I've got a Regular Expression meant to validate that a phone number string is either empty, or contains 10-14 digits in any format. It works for requiring a minimum of 10 but continues to match beyond 14 digits. I've rarely used lookaheads before and am not seeing the problem. Here it is with the intended interpretation in comments:
/// ^ - Beginning of string
/// (?= - Look ahead from current position
/// (?:\D*\d){10,14} - Match 0 or more non-digits followed by a digit, 10-14 times
/// \D*$ - Ending with 0 or more non-digits
/// .* - Allow any string
/// $ - End of string
^(?=(?:\D*\d){10,14}\D*|\s*$).*$
This is being used in an asp.net MVC 5 site with the System.ComponentModel.DataAnnotations.RegularExpressionAttribute
so it is in use server side with .NET Regexes and client-side in javascript with jquery validate. How can I get it to stop matching if the string contains more than 14 digits?

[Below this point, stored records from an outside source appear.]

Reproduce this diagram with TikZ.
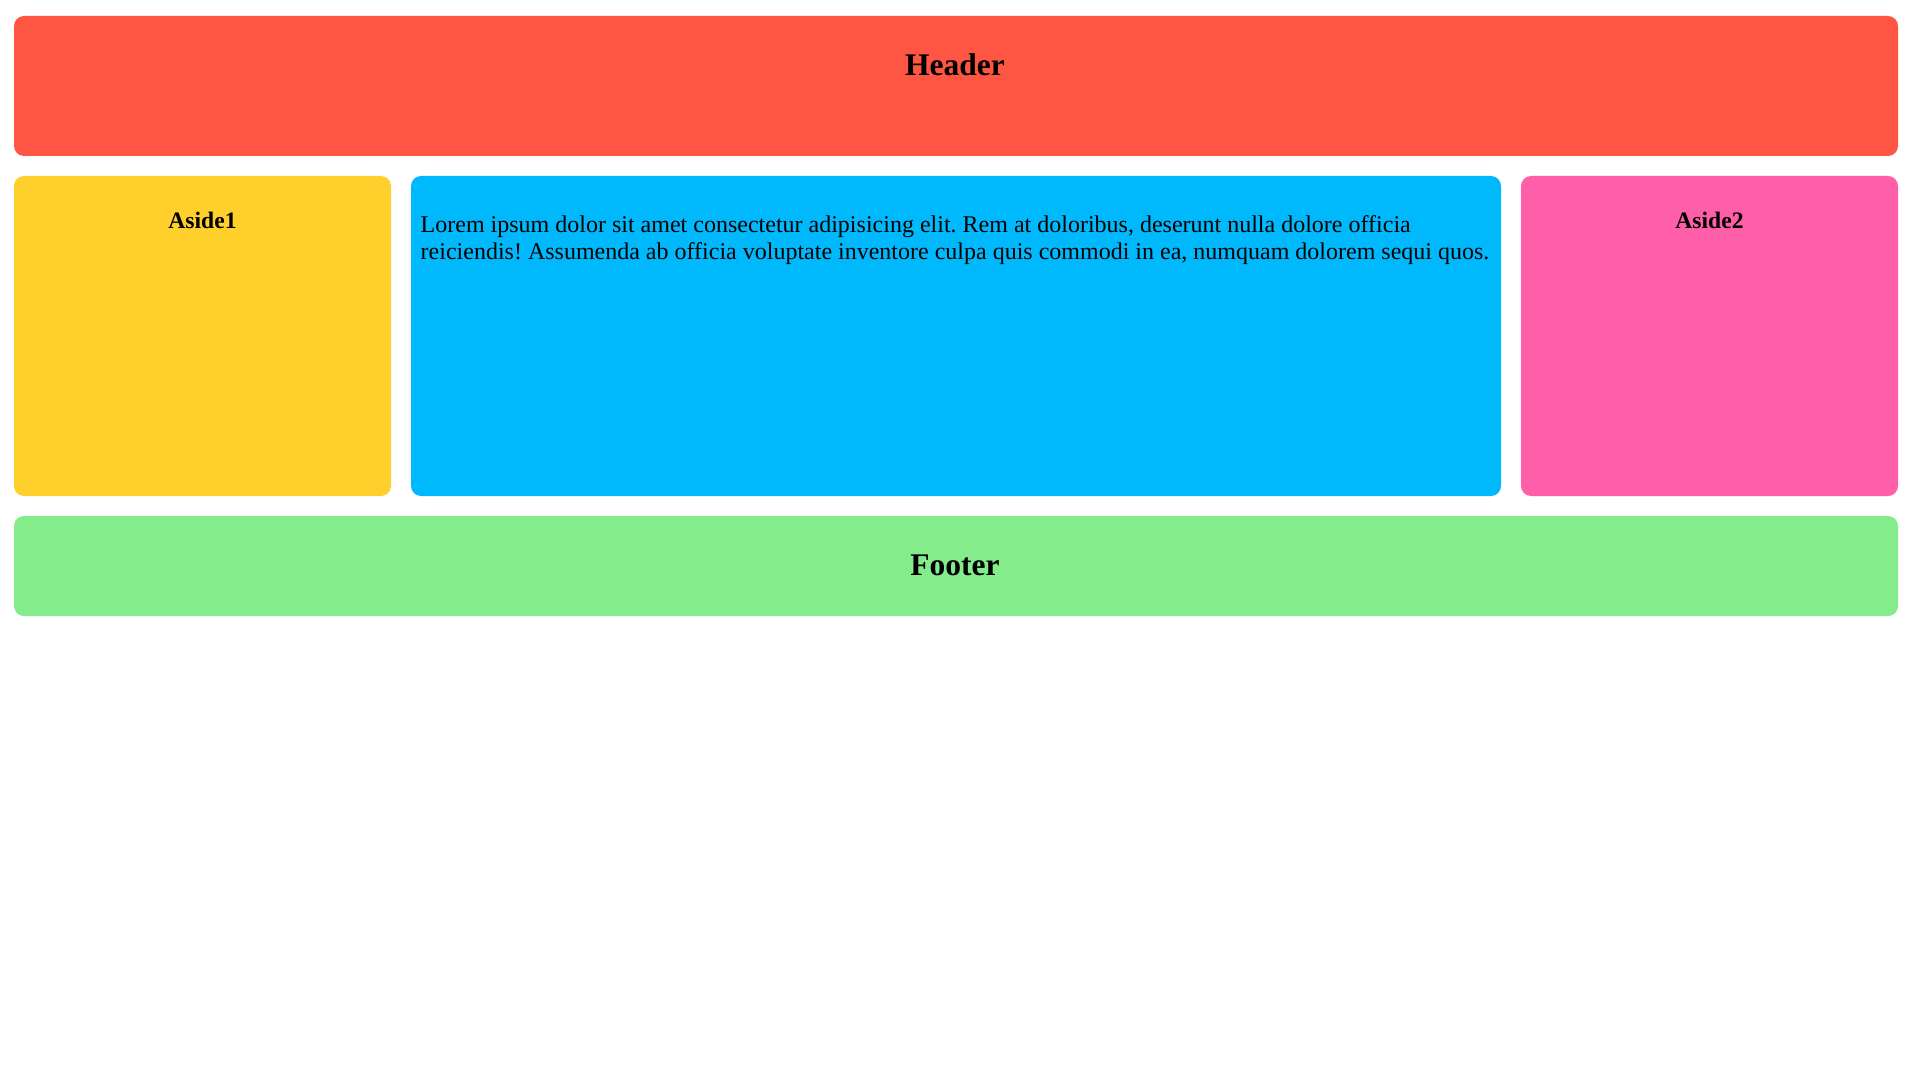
\documentclass[tikz,border=0pt]{standalone}
\usepackage{fontspec}
\setmainfont{Liberation Serif}
\definecolor{hdr}{RGB}{255,86,67}
\definecolor{asa}{RGB}{255,207,43}
\definecolor{mn}{RGB}{0,185,252}
\definecolor{asb}{RGB}{255,94,168}
\definecolor{ftr}{RGB}{132,236,139}
\tikzset{
  panel/.style={rectangle, rounded corners=10pt, inner sep=0pt, draw=none},
  bigtitle/.style={anchor=base, inner sep=0pt, font=\fontsize{31.5}{38}\selectfont\bfseries},
  smalltitle/.style={anchor=base, inner sep=0pt, font=\fontsize{23.6}{28}\selectfont\bfseries},
  bodytext/.style={anchor=base west, inner sep=0pt, align=left, font=\fontsize{24}{27}\selectfont\frenchspacing}
}
\begin{document}
\begin{tikzpicture}[x=1pt,y=-1pt]
\useasboundingbox (0,0) rectangle (1916,1078);
\fill[white] (0,0) rectangle (1916,1078);
\node[panel, fill=hdr, minimum width=1884pt, minimum height=140pt] (header) at (956,86) {};
\node[panel, fill=asa, minimum width=377pt, minimum height=320pt] (aside1) at (202.5,336) {};
\node[panel, fill=mn, minimum width=1090pt, minimum height=320pt] (main) at (956,336) {};
\node[panel, fill=asb, minimum width=377pt, minimum height=320pt] (aside2) at (1709.5,336) {};
\node[panel, fill=ftr, minimum width=1884pt, minimum height=100pt] (footer) at (956,566) {};
\node[bigtitle] (headert) at (955,75.7) {Header};
\node[smalltitle] (aside1t) at (202.5,228.3) {Aside1};
\node[smalltitle] (aside2t) at (1709.5,228.3) {Aside2};
\node[bigtitle] (footert) at (955,575) {Footer};
\node[bodytext] (maint) at (420.5,259.3) {Lorem ipsum dolor sit amet consectetur adipisicing elit. Rem at doloribus, deserunt nulla dolore officia\\reiciendis! Assumenda ab officia voluptate inventore culpa quis commodi in ea, numquam dolorem sequi quos.};
\end{tikzpicture}
\end{document}
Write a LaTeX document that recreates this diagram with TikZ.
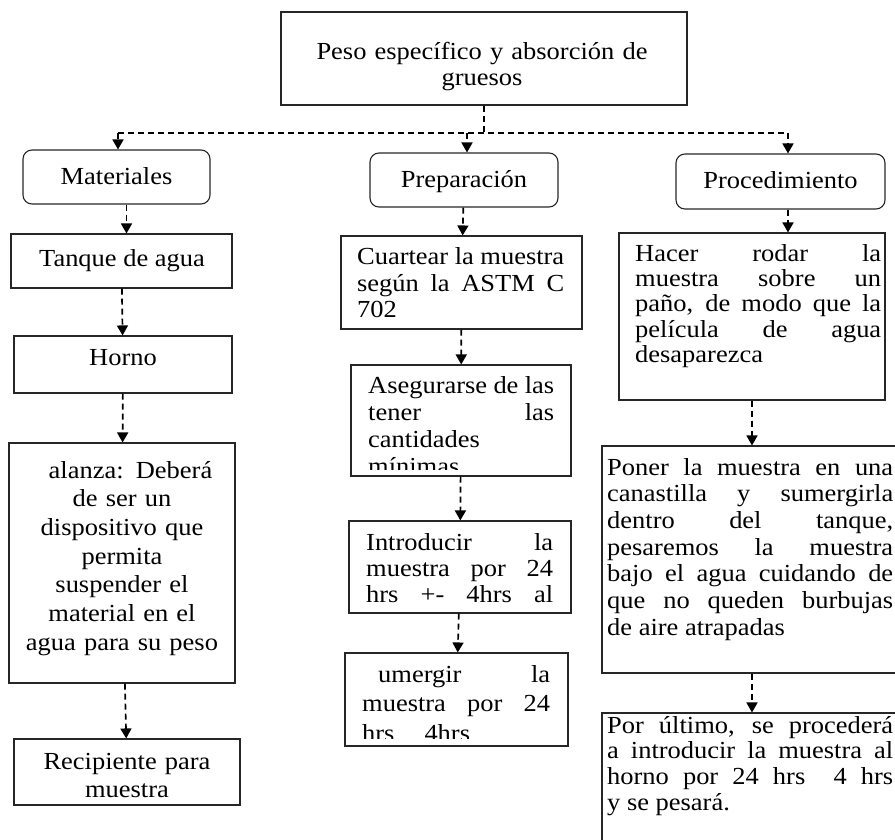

The problem with the regular expression
^(?=(?:\D*\d){10,14}\D*|\s*$).*$
is that there is no end-of-line anchor between \D
and |
. Consider, for example, the string
12345678901234567890
which contains 20 digits. The lookahead will be satisfied because (?:\D*\d){10,14}
will match
12345678901234
and then \D*
will match zero non-digits. By contrast, the regex
^(?=(?:\D*\d){10,14}\D*$|\s*$).*$
will fail (as it should).
There is, however, no need for a lookahead. One can simplify the earlier expression to
^(?:(?:\D*\d){10,14}\D*)?$
Making the outer non-capture group optional allows the regex to match empty strings, as required.
There may be a problem with this last regex, as illustrate at the link. Consider the string
\nabc12\nab12c3456d789efg
The first match of (?:\D*\d)
will be \nabc1
(as \D
matches newlines) and the second match will be 2
, the third, \nab1
, and so on, for a total of 11
matches, satisfying the requirement that there be 10-14 digits. This undoubtedly is not intended. The solution is change the regex to
^(?:(?:[^\d\n]*\d){10,14}[^\d\n]*)?$
[^\d\n]
matches any character other than a digit and a newline.